▶ [Data extract]:
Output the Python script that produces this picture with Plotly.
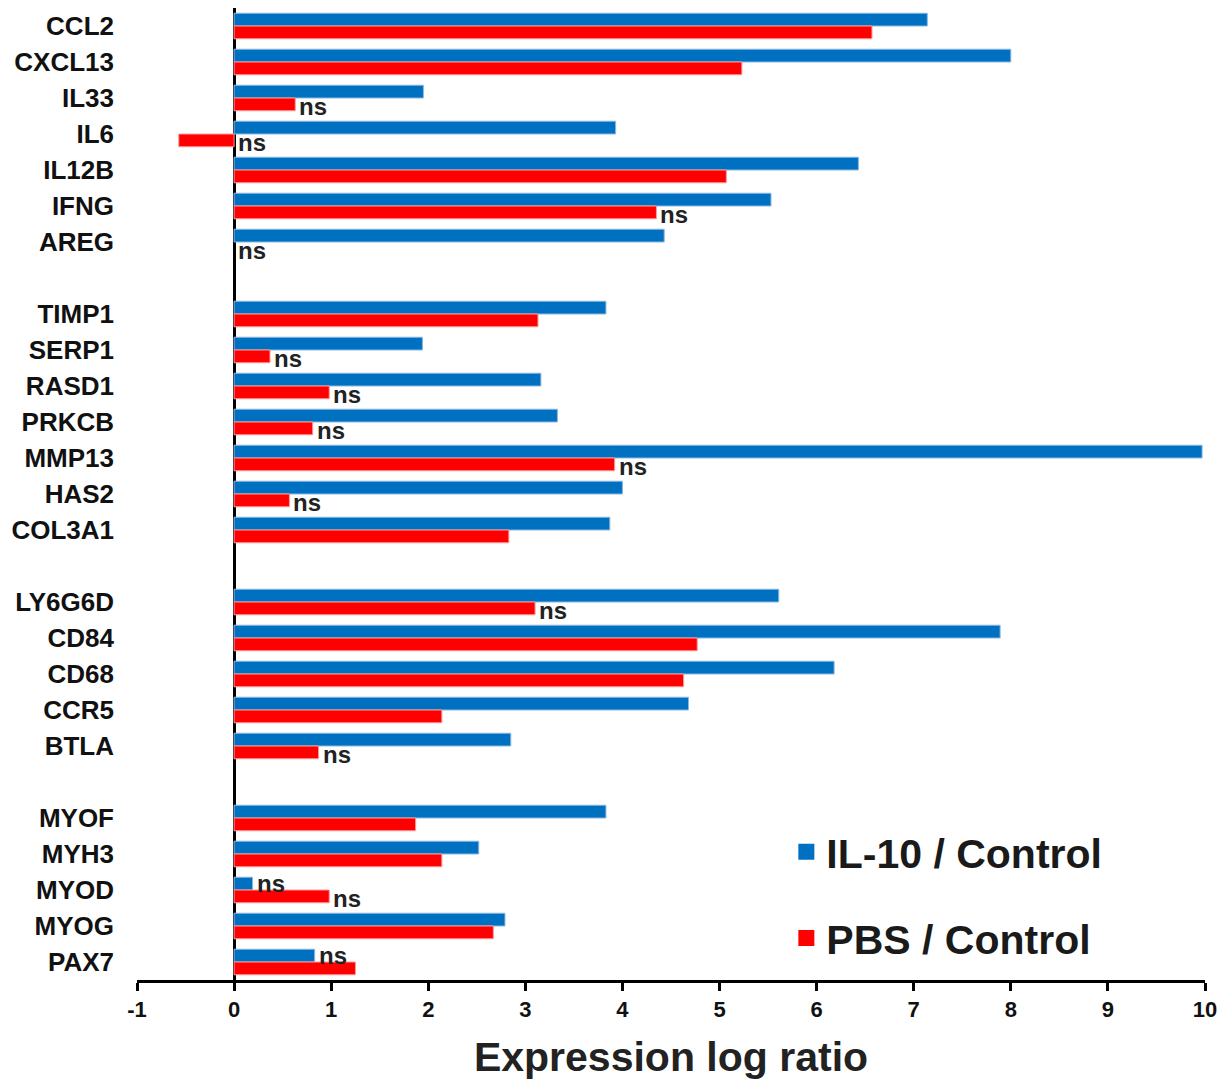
import plotly.graph_objects as go

# ---- data ----
group1 = ["CCL2", "CXCL13", "IL33", "IL6", "IL12B", "IFNG", "AREG"]
il10_g1 = [7.14, 8.00, 1.95, 3.93, 6.43, 5.53, 4.43]
pbs_g1 = [6.57, 5.23, 0.63, -0.57, 5.07, 4.35, None]

group2 = ["TIMP1", "SERP1", "RASD1", "PRKCB", "MMP13", "HAS2", "COL3A1"]
il10_g2 = [3.83, 1.94, 3.16, 3.33, 9.97, 4.00, 3.87]
pbs_g2 = [3.13, 0.37, 0.98, 0.81, 3.92, 0.57, 2.83]

group3 = ["LY6G6D", "CD84", "CD68", "CCR5", "BTLA"]
il10_g3 = [5.61, 7.89, 6.18, 4.68, 2.85]
pbs_g3 = [3.10, 4.77, 4.63, 2.14, 0.87]

group4 = ["MYOF", "MYH3", "MYOD", "MYOG", "PAX7"]
il10_g4 = [3.83, 2.52, 0.19, 2.79, 0.83]
pbs_g4 = [1.87, 2.14, 0.98, 2.67, 1.25]

ns_il10 = ["MYOD", "PAX7"]
ns_pbs = ["IL33", "IL6", "IFNG", "AREG", "SERP1", "RASD1", "PRKCB", "MMP13",
          "HAS2", "LY6G6D", "BTLA", "MYOD"]

x_ticks = [-1, 0, 1, 2, 3, 4, 5, 6, 7, 8, 9, 10]

BLUE = "#0070C0"
RED = "#FF0000"
FONT = "Arial, Liberation Sans, sans-serif"

# ---- assemble categories with spacer rows between groups ----
groups = [(group1, il10_g1, pbs_g1), (group2, il10_g2, pbs_g2),
          (group3, il10_g3, pbs_g3), (group4, il10_g4, pbs_g4)]
cats, il10_all, pbs_all = [], [], []
for gi, (g, a, b) in enumerate(groups):
    if gi > 0:
        spacer = " " * gi
        cats.append(spacer)
        il10_all.append(None)
        pbs_all.append(None)
    cats.extend(g)
    il10_all.extend(a)
    pbs_all.extend(b)

fig = go.Figure()
fig.add_trace(go.Bar(
    y=cats, x=il10_all, orientation="h", name="IL-10 / Control",
    marker=dict(color=BLUE, line=dict(color="#8DB8E2", width=1)),
    showlegend=False, legendgroup="a"))
fig.add_trace(go.Bar(
    y=cats, x=pbs_all, orientation="h", name="PBS / Control",
    marker=dict(color=RED, line=dict(color="#FF9A9A", width=1)),
    showlegend=False, legendgroup="b"))

# legend entries with square markers
fig.add_trace(go.Scatter(x=[None], y=[None], mode="markers", name="IL-10 / Control",
                         marker=dict(symbol="square", size=20, color=BLUE),
                         legendgroup="a"))
fig.add_trace(go.Scatter(x=[None], y=[None], mode="markers", name="PBS / Control",
                         marker=dict(symbol="square", size=20, color=RED),
                         legendgroup="b"))

# "ns" annotations
annos = []
lookup_il10 = dict(zip(cats, il10_all))
lookup_pbs = dict(zip(cats, pbs_all))
for gname in ns_il10:
    v = lookup_il10[gname] or 0
    annos.append(dict(x=max(v, 0), y=gname, text="ns", showarrow=False,
                      xanchor="left", yanchor="middle", xshift=2, yshift=7,
                      font=dict(family=FONT, size=24, color="#222222", weight="bold")))
for gname in ns_pbs:
    v = lookup_pbs[gname] or 0
    annos.append(dict(x=max(v, 0), y=gname, text="ns", showarrow=False,
                      xanchor="left", yanchor="middle", xshift=2, yshift=-8,
                      font=dict(family=FONT, size=24, color="#222222", weight="bold")))

fig.update_layout(
    width=1220, height=1076,
    margin=dict(l=129, r=23, t=0, b=104),
    paper_bgcolor="white", plot_bgcolor="white",
    barmode="group", bargap=0.29, bargroupgap=0,
    annotations=annos,
    legend=dict(x=0.608, y=0.166, xanchor="left", yanchor="top",
                font=dict(family=FONT, size=41, color="#1a1a1a", weight="bold"),
                tracegroupgap=30, bgcolor="rgba(0,0,0,0)"),
    font=dict(family=FONT, color="#111111"),
)
fig.update_xaxes(
    range=[-1, 10], tickvals=x_ticks, ticktext=[str(t) for t in x_ticks],
    showgrid=False, showline=True, linecolor="black", linewidth=2.5,
    ticks="outside", ticklen=8, tickwidth=2.5, tickcolor="black",
    zeroline=True, zerolinecolor="black", zerolinewidth=2.5,
    tickfont=dict(family=FONT, size=22, color="#111111", weight="bold"),
    title=dict(text="Expression log ratio", standoff=22,
               font=dict(family=FONT, size=41, color="#222222", weight="bold")),
)
fig.update_yaxes(
    type="category", categoryorder="array", categoryarray=cats,
    range=[len(cats) - 0.5, -0.5], showgrid=False, showline=False,
    zeroline=False, ticks="", ticklabelstandoff=22,
    tickfont=dict(family=FONT, size=26, color="#111111", weight="bold"),
)

fig.write_html("out.html")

▶ [What you are asked to do]: Repeat the data above exactly, but not the pictures.

▶ [Answer to this task]:
Output the Python script that produces this picture with Plotly.
import plotly.graph_objects as go

# ---- data ----
group1 = ["CCL2", "CXCL13", "IL33", "IL6", "IL12B", "IFNG", "AREG"]
il10_g1 = [7.14, 8.00, 1.95, 3.93, 6.43, 5.53, 4.43]
pbs_g1 = [6.57, 5.23, 0.63, -0.57, 5.07, 4.35, None]

group2 = ["TIMP1", "SERP1", "RASD1", "PRKCB", "MMP13", "HAS2", "COL3A1"]
il10_g2 = [3.83, 1.94, 3.16, 3.33, 9.97, 4.00, 3.87]
pbs_g2 = [3.13, 0.37, 0.98, 0.81, 3.92, 0.57, 2.83]

group3 = ["LY6G6D", "CD84", "CD68", "CCR5", "BTLA"]
il10_g3 = [5.61, 7.89, 6.18, 4.68, 2.85]
pbs_g3 = [3.10, 4.77, 4.63, 2.14, 0.87]

group4 = ["MYOF", "MYH3", "MYOD", "MYOG", "PAX7"]
il10_g4 = [3.83, 2.52, 0.19, 2.79, 0.83]
pbs_g4 = [1.87, 2.14, 0.98, 2.67, 1.25]

ns_il10 = ["MYOD", "PAX7"]
ns_pbs = ["IL33", "IL6", "IFNG", "AREG", "SERP1", "RASD1", "PRKCB", "MMP13",
          "HAS2", "LY6G6D", "BTLA", "MYOD"]

x_ticks = [-1, 0, 1, 2, 3, 4, 5, 6, 7, 8, 9, 10]

BLUE = "#0070C0"
RED = "#FF0000"
FONT = "Arial, Liberation Sans, sans-serif"

# ---- assemble categories with spacer rows between groups ----
groups = [(group1, il10_g1, pbs_g1), (group2, il10_g2, pbs_g2),
          (group3, il10_g3, pbs_g3), (group4, il10_g4, pbs_g4)]
cats, il10_all, pbs_all = [], [], []
for gi, (g, a, b) in enumerate(groups):
    if gi > 0:
        spacer = " " * gi
        cats.append(spacer)
        il10_all.append(None)
        pbs_all.append(None)
    cats.extend(g)
    il10_all.extend(a)
    pbs_all.extend(b)

fig = go.Figure()
fig.add_trace(go.Bar(
    y=cats, x=il10_all, orientation="h", name="IL-10 / Control",
    marker=dict(color=BLUE, line=dict(color="#8DB8E2", width=1)),
    showlegend=False, legendgroup="a"))
fig.add_trace(go.Bar(
    y=cats, x=pbs_all, orientation="h", name="PBS / Control",
    marker=dict(color=RED, line=dict(color="#FF9A9A", width=1)),
    showlegend=False, legendgroup="b"))

# legend entries with square markers
fig.add_trace(go.Scatter(x=[None], y=[None], mode="markers", name="IL-10 / Control",
                         marker=dict(symbol="square", size=20, color=BLUE),
                         legendgroup="a"))
fig.add_trace(go.Scatter(x=[None], y=[None], mode="markers", name="PBS / Control",
                         marker=dict(symbol="square", size=20, color=RED),
                         legendgroup="b"))

# "ns" annotations
annos = []
lookup_il10 = dict(zip(cats, il10_all))
lookup_pbs = dict(zip(cats, pbs_all))
for gname in ns_il10:
    v = lookup_il10[gname] or 0
    annos.append(dict(x=max(v, 0), y=gname, text="ns", showarrow=False,
                      xanchor="left", yanchor="middle", xshift=2, yshift=7,
                      font=dict(family=FONT, size=24, color="#222222", weight="bold")))
for gname in ns_pbs:
    v = lookup_pbs[gname] or 0
    annos.append(dict(x=max(v, 0), y=gname, text="ns", showarrow=False,
                      xanchor="left", yanchor="middle", xshift=2, yshift=-8,
                      font=dict(family=FONT, size=24, color="#222222", weight="bold")))

fig.update_layout(
    width=1220, height=1076,
    margin=dict(l=129, r=23, t=0, b=104),
    paper_bgcolor="white", plot_bgcolor="white",
    barmode="group", bargap=0.29, bargroupgap=0,
    annotations=annos,
    legend=dict(x=0.608, y=0.166, xanchor="left", yanchor="top",
                font=dict(family=FONT, size=41, color="#1a1a1a", weight="bold"),
                tracegroupgap=30, bgcolor="rgba(0,0,0,0)"),
    font=dict(family=FONT, color="#111111"),
)
fig.update_xaxes(
    range=[-1, 10], tickvals=x_ticks, ticktext=[str(t) for t in x_ticks],
    showgrid=False, showline=True, linecolor="black", linewidth=2.5,
    ticks="outside", ticklen=8, tickwidth=2.5, tickcolor="black",
    zeroline=True, zerolinecolor="black", zerolinewidth=2.5,
    tickfont=dict(family=FONT, size=22, color="#111111", weight="bold"),
    title=dict(text="Expression log ratio", standoff=22,
               font=dict(family=FONT, size=41, color="#222222", weight="bold")),
)
fig.update_yaxes(
    type="category", categoryorder="array", categoryarray=cats,
    range=[len(cats) - 0.5, -0.5], showgrid=False, showline=False,
    zeroline=False, ticks="", ticklabelstandoff=22,
    tickfont=dict(family=FONT, size=26, color="#111111", weight="bold"),
)

fig.write_html("out.html")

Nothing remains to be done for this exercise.